[Entries with chart source code]
▽

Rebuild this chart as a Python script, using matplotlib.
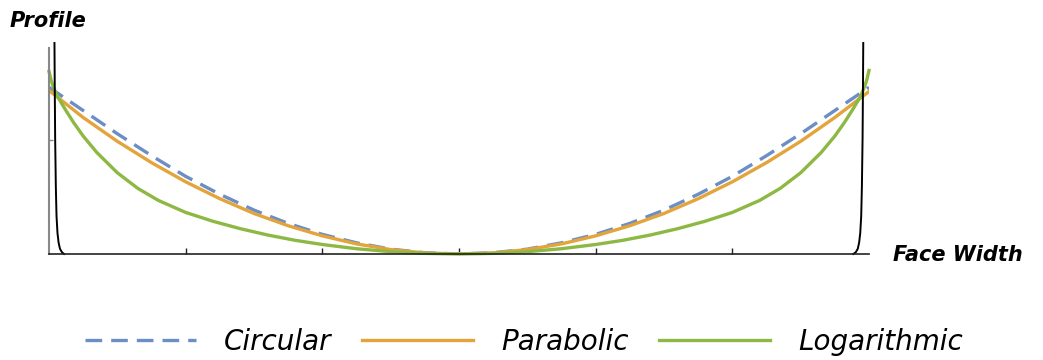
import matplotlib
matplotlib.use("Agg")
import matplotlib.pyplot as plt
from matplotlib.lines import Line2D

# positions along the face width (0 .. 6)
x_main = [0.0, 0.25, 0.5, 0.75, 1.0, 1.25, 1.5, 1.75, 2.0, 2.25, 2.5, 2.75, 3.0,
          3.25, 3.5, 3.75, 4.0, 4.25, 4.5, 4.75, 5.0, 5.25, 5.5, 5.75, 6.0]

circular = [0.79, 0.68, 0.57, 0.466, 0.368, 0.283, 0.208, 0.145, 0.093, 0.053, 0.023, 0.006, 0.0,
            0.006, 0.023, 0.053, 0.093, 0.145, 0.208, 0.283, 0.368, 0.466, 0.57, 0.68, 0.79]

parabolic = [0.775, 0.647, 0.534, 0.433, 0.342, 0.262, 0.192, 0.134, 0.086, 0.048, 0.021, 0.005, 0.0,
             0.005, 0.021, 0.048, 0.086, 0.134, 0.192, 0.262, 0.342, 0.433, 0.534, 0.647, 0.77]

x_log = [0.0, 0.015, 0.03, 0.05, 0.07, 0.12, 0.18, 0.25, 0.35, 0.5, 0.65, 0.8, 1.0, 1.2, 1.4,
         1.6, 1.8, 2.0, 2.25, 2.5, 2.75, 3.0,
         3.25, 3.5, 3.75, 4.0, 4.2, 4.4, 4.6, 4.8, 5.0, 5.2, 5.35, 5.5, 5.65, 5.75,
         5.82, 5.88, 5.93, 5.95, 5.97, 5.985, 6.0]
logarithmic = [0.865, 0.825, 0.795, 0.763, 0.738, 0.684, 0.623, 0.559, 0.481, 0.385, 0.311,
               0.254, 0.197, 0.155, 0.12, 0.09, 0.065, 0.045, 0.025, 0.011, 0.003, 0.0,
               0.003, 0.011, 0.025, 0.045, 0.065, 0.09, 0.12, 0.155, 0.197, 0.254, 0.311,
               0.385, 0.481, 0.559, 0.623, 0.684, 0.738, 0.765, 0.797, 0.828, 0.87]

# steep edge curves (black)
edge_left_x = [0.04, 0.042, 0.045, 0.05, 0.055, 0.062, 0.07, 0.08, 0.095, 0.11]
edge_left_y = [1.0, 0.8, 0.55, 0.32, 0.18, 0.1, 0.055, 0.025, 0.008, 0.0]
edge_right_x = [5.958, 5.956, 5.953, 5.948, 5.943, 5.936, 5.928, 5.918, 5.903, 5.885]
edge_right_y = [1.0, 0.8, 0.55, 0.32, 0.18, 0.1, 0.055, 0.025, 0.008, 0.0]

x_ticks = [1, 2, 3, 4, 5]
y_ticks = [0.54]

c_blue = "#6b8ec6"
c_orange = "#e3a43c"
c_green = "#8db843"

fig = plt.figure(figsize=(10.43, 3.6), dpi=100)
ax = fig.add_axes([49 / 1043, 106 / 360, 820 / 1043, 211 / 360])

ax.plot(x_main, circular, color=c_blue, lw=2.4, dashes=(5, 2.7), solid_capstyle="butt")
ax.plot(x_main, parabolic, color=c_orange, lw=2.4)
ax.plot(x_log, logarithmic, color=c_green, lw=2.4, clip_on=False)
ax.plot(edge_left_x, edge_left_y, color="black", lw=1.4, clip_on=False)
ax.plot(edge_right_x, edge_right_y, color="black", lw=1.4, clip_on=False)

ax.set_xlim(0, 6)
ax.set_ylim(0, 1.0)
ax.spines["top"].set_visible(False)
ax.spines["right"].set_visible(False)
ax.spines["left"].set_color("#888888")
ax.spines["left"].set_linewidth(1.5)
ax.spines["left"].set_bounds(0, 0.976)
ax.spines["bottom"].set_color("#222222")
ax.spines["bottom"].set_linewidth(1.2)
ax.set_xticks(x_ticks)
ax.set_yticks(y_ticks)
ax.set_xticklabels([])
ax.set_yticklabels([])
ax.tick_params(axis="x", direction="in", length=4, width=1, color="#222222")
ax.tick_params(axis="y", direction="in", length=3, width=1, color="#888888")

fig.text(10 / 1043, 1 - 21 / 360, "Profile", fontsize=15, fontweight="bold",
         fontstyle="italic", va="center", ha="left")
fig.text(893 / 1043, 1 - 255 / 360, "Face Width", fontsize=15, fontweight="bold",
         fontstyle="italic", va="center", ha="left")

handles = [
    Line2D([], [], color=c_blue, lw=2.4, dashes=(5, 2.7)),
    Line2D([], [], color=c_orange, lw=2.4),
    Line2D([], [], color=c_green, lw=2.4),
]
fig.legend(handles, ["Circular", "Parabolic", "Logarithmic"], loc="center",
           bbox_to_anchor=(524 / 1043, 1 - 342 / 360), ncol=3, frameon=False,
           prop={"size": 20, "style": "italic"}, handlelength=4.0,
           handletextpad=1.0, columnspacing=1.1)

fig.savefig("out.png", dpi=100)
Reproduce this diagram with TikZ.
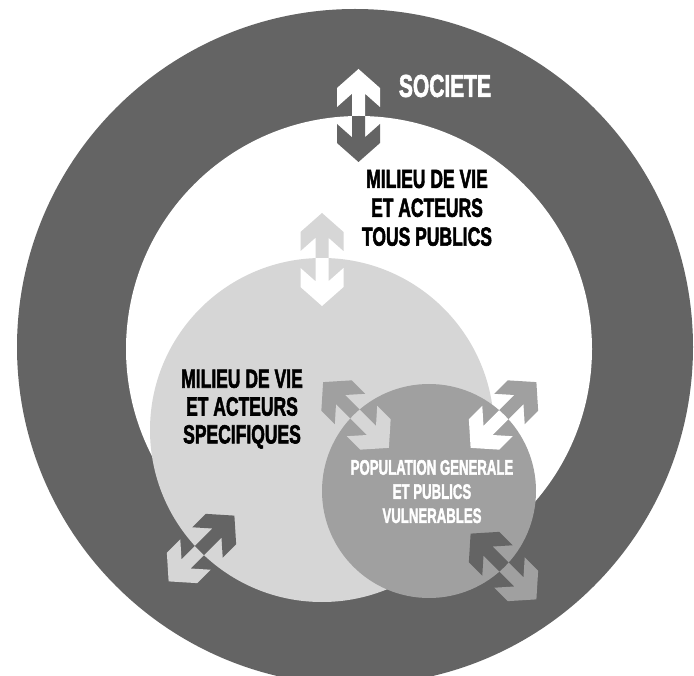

△

All the records need to be repeated exactly, with the images dropped.

Rebuild this chart as a Python script, using matplotlib.
import matplotlib
matplotlib.use("Agg")
import matplotlib.pyplot as plt
from matplotlib.lines import Line2D

# positions along the face width (0 .. 6)
x_main = [0.0, 0.25, 0.5, 0.75, 1.0, 1.25, 1.5, 1.75, 2.0, 2.25, 2.5, 2.75, 3.0,
          3.25, 3.5, 3.75, 4.0, 4.25, 4.5, 4.75, 5.0, 5.25, 5.5, 5.75, 6.0]

circular = [0.79, 0.68, 0.57, 0.466, 0.368, 0.283, 0.208, 0.145, 0.093, 0.053, 0.023, 0.006, 0.0,
            0.006, 0.023, 0.053, 0.093, 0.145, 0.208, 0.283, 0.368, 0.466, 0.57, 0.68, 0.79]

parabolic = [0.775, 0.647, 0.534, 0.433, 0.342, 0.262, 0.192, 0.134, 0.086, 0.048, 0.021, 0.005, 0.0,
             0.005, 0.021, 0.048, 0.086, 0.134, 0.192, 0.262, 0.342, 0.433, 0.534, 0.647, 0.77]

x_log = [0.0, 0.015, 0.03, 0.05, 0.07, 0.12, 0.18, 0.25, 0.35, 0.5, 0.65, 0.8, 1.0, 1.2, 1.4,
         1.6, 1.8, 2.0, 2.25, 2.5, 2.75, 3.0,
         3.25, 3.5, 3.75, 4.0, 4.2, 4.4, 4.6, 4.8, 5.0, 5.2, 5.35, 5.5, 5.65, 5.75,
         5.82, 5.88, 5.93, 5.95, 5.97, 5.985, 6.0]
logarithmic = [0.865, 0.825, 0.795, 0.763, 0.738, 0.684, 0.623, 0.559, 0.481, 0.385, 0.311,
               0.254, 0.197, 0.155, 0.12, 0.09, 0.065, 0.045, 0.025, 0.011, 0.003, 0.0,
               0.003, 0.011, 0.025, 0.045, 0.065, 0.09, 0.12, 0.155, 0.197, 0.254, 0.311,
               0.385, 0.481, 0.559, 0.623, 0.684, 0.738, 0.765, 0.797, 0.828, 0.87]

# steep edge curves (black)
edge_left_x = [0.04, 0.042, 0.045, 0.05, 0.055, 0.062, 0.07, 0.08, 0.095, 0.11]
edge_left_y = [1.0, 0.8, 0.55, 0.32, 0.18, 0.1, 0.055, 0.025, 0.008, 0.0]
edge_right_x = [5.958, 5.956, 5.953, 5.948, 5.943, 5.936, 5.928, 5.918, 5.903, 5.885]
edge_right_y = [1.0, 0.8, 0.55, 0.32, 0.18, 0.1, 0.055, 0.025, 0.008, 0.0]

x_ticks = [1, 2, 3, 4, 5]
y_ticks = [0.54]

c_blue = "#6b8ec6"
c_orange = "#e3a43c"
c_green = "#8db843"

fig = plt.figure(figsize=(10.43, 3.6), dpi=100)
ax = fig.add_axes([49 / 1043, 106 / 360, 820 / 1043, 211 / 360])

ax.plot(x_main, circular, color=c_blue, lw=2.4, dashes=(5, 2.7), solid_capstyle="butt")
ax.plot(x_main, parabolic, color=c_orange, lw=2.4)
ax.plot(x_log, logarithmic, color=c_green, lw=2.4, clip_on=False)
ax.plot(edge_left_x, edge_left_y, color="black", lw=1.4, clip_on=False)
ax.plot(edge_right_x, edge_right_y, color="black", lw=1.4, clip_on=False)

ax.set_xlim(0, 6)
ax.set_ylim(0, 1.0)
ax.spines["top"].set_visible(False)
ax.spines["right"].set_visible(False)
ax.spines["left"].set_color("#888888")
ax.spines["left"].set_linewidth(1.5)
ax.spines["left"].set_bounds(0, 0.976)
ax.spines["bottom"].set_color("#222222")
ax.spines["bottom"].set_linewidth(1.2)
ax.set_xticks(x_ticks)
ax.set_yticks(y_ticks)
ax.set_xticklabels([])
ax.set_yticklabels([])
ax.tick_params(axis="x", direction="in", length=4, width=1, color="#222222")
ax.tick_params(axis="y", direction="in", length=3, width=1, color="#888888")

fig.text(10 / 1043, 1 - 21 / 360, "Profile", fontsize=15, fontweight="bold",
         fontstyle="italic", va="center", ha="left")
fig.text(893 / 1043, 1 - 255 / 360, "Face Width", fontsize=15, fontweight="bold",
         fontstyle="italic", va="center", ha="left")

handles = [
    Line2D([], [], color=c_blue, lw=2.4, dashes=(5, 2.7)),
    Line2D([], [], color=c_orange, lw=2.4),
    Line2D([], [], color=c_green, lw=2.4),
]
fig.legend(handles, ["Circular", "Parabolic", "Logarithmic"], loc="center",
           bbox_to_anchor=(524 / 1043, 1 - 342 / 360), ncol=3, frameon=False,
           prop={"size": 20, "style": "italic"}, handlelength=4.0,
           handletextpad=1.0, columnspacing=1.1)

fig.savefig("out.png", dpi=100)
Reproduce this diagram with TikZ.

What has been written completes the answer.